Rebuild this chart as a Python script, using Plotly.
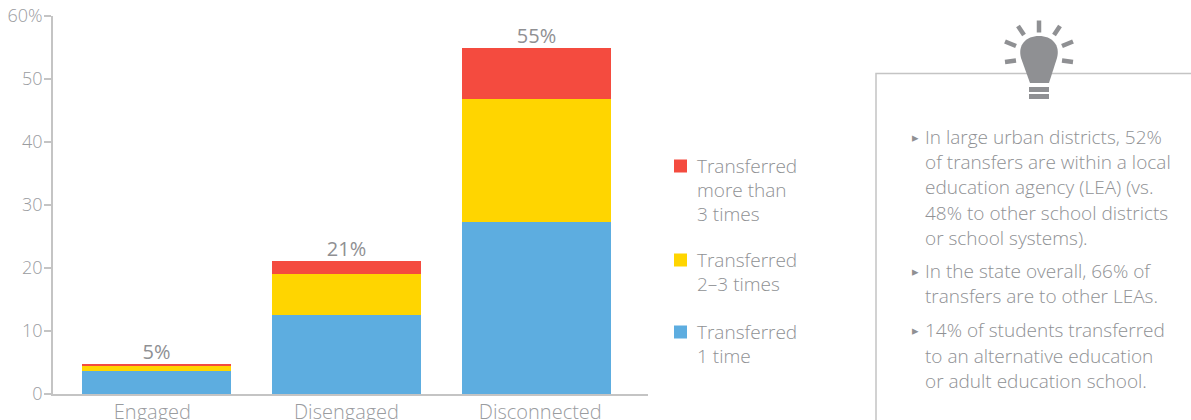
import plotly.graph_objects as go

categories = ["Engaged", "Disengaged", "Disconnected"]
once = [3.6, 12.5, 27.3]
two_three = [1.0, 6.5, 19.5]
more_three = [0.2, 2.1, 8.1]
totals = [4.8, 21.1, 54.9]
total_labels = ["5%", "21%", "55%"]
y_ticks = [0, 10, 20, 30, 40, 50, 60]
y_labels = ["0", "10", "20", "30", "40", "50", "60%"]
x_tick_positions = [-0.022, 0, 2.02]
x_tick_positions[1] = 1.0
panel_lines = [
    ["In large urban districts, 52%", "of transfers are within a local",
     "education agency (LEA) (vs.", "48% to other school districts", "or school systems)."],
    ["In the state overall, 66% of", "transfers are to other LEAs."],
    ["14% of students transferred", "to an alternative education", "or adult education school."],
]
panel_y = [[137, 162, 187, 213, 238], [271, 296], [330, 356, 381]]
legend_lines = [["Transferred", "more than", "3 times"], ["Transferred", "2–3 times"], ["Transferred", "1 time"]]
legend_y = [[166, 190, 214], [260, 284], [332, 356]]
BLUE, YELLOW, RED = "#5dade0", "#ffd500", "#f44b3f"
legend_colors = [RED, YELLOW, BLUE]

W, H = 1191, 420
L, R, T, B = 53, 648, 16, 394
FONT = "Open Sans"
WEIGHT = 300
GREY = "#8f9194"
TICK = "#9a9c9f"
DARK = "#8f9093"
AXIS = "#c4c4c4"
px = lambda v: (v - L) / (R - L)
py = lambda v: (B - v) / (B - T)

fig = go.Figure()
for name, vals, col in [("Transferred 1 time", once, BLUE), ("Transferred 2–3 times", two_three, YELLOW),
                        ("Transferred more than 3 times", more_three, RED)]:
    fig.add_bar(x=categories, y=vals, name=name, marker=dict(color=col, line_width=0), width=0.784, showlegend=False)
fig.add_scatter(x=categories, y=totals, text=total_labels, mode="text", textposition="top center",
                textfont=dict(size=20, color=DARK, family=FONT, weight=400), showlegend=False, cliponaxis=False)

shapes = [
    dict(type="path", xref="paper", yref="paper", line=dict(color=AXIS, width=1.5),
         path=f"M{px(876)},{py(424)} L{px(876)},{py(73.5)} L{px(1195)},{py(73.5)}"),
]
def seg(x0, y0, x1, y1, w):
    return dict(type="line", xref="paper", yref="paper", x0=px(x0), y0=py(y0), x1=px(x1), y1=py(y1),
                line=dict(color=DARK, width=w))
for a in [(1039, 20.5, 1039, 32.5), (1018, 26, 1024, 35), (1060, 26, 1054, 35), (1005, 41.5, 1016, 46),
          (1073, 41.5, 1062, 46), (1005, 62, 1016, 60.5), (1073, 62, 1062, 60.5)]:
    shapes.append(seg(*a, 4.5))
shapes.append(seg(1029, 89.5, 1049, 89.5, 5))
shapes.append(seg(1029, 96.5, 1049, 96.5, 5))
shapes.append(dict(type="path", xref="paper", yref="paper", fillcolor=DARK, line_width=0,
    path=(f"M{px(1030)},{py(83)} L{px(1049)},{py(83)} L{px(1057)},{py(58)} "
          f"C{px(1060.5)},{py(45)} {px(1052)},{py(36)} {px(1039)},{py(36)} "
          f"C{px(1026)},{py(36)} {px(1017.5)},{py(45)} {px(1021)},{py(58)} Z")))

anns = []
def txt(t, x, y, size=19, color=GREY, family=FONT, weight=WEIGHT):
    anns.append(dict(text=t, x=px(x), y=py(y), xref="paper", yref="paper", xanchor="left", yanchor="middle",
                     showarrow=False, borderpad=0, xshift=-1, font=dict(size=size, color=color, family=family, weight=weight)))
for lines, ys in zip(panel_lines, panel_y):
    txt("▸", 912, ys[0], 13, DARK, "DejaVu Sans", 400)
    for t, y in zip(lines, ys):
        txt(t, 925, y)
for lines, ys, col in zip(legend_lines, legend_y, legend_colors):
    shapes.append(dict(type="rect", xref="paper", yref="paper", x0=px(674), x1=px(687), y0=py(ys[0] - 6.5),
                       y1=py(ys[0] + 6.5), fillcolor=col, line_width=0))
    for t, y in zip(lines, ys):
        txt(t, 697, y)

fig.update_layout(
    width=W, height=H, autosize=False, barmode="stack",
    margin=dict(l=L, r=W - R, t=T, b=H - B, pad=0),
    paper_bgcolor="white", plot_bgcolor="white", font=dict(family=FONT, size=18, color=GREY, weight=WEIGHT),
    shapes=shapes, annotations=anns, showlegend=False,
    xaxis=dict(range=[-0.545, 2.587], showgrid=False, showline=True, linecolor=AXIS, linewidth=1.5, automargin=False,
               tickmode="array", tickvals=x_tick_positions, ticktext=categories, ticklabelstandoff=-1,
               ticks="", zeroline=False, tickfont=dict(size=20, color=TICK, weight=WEIGHT, family=FONT)),
    yaxis=dict(range=[0, 60], tickvals=y_ticks, ticktext=y_labels, showgrid=False, showline=True, automargin=False,
               linecolor=AXIS, linewidth=1.5, ticks="outside", ticklen=7, tickcolor=AXIS, tickwidth=1.5,
               ticklabelstandoff=-2, zeroline=False, tickfont=dict(size=18, color=TICK, weight=WEIGHT, family=FONT)),
)
fig.write_html("out.html", config=dict(displayModeBar=False), post_script="document.body.style.margin='0';")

++++++

■ Work instructions
Please extract exactly the lines of the data, from the first through the line containing "import plotly.graph_objects as go", and add no pictures to the copy.

■ Result
Rebuild this chart as a Python script, using Plotly.
import plotly.graph_objects as go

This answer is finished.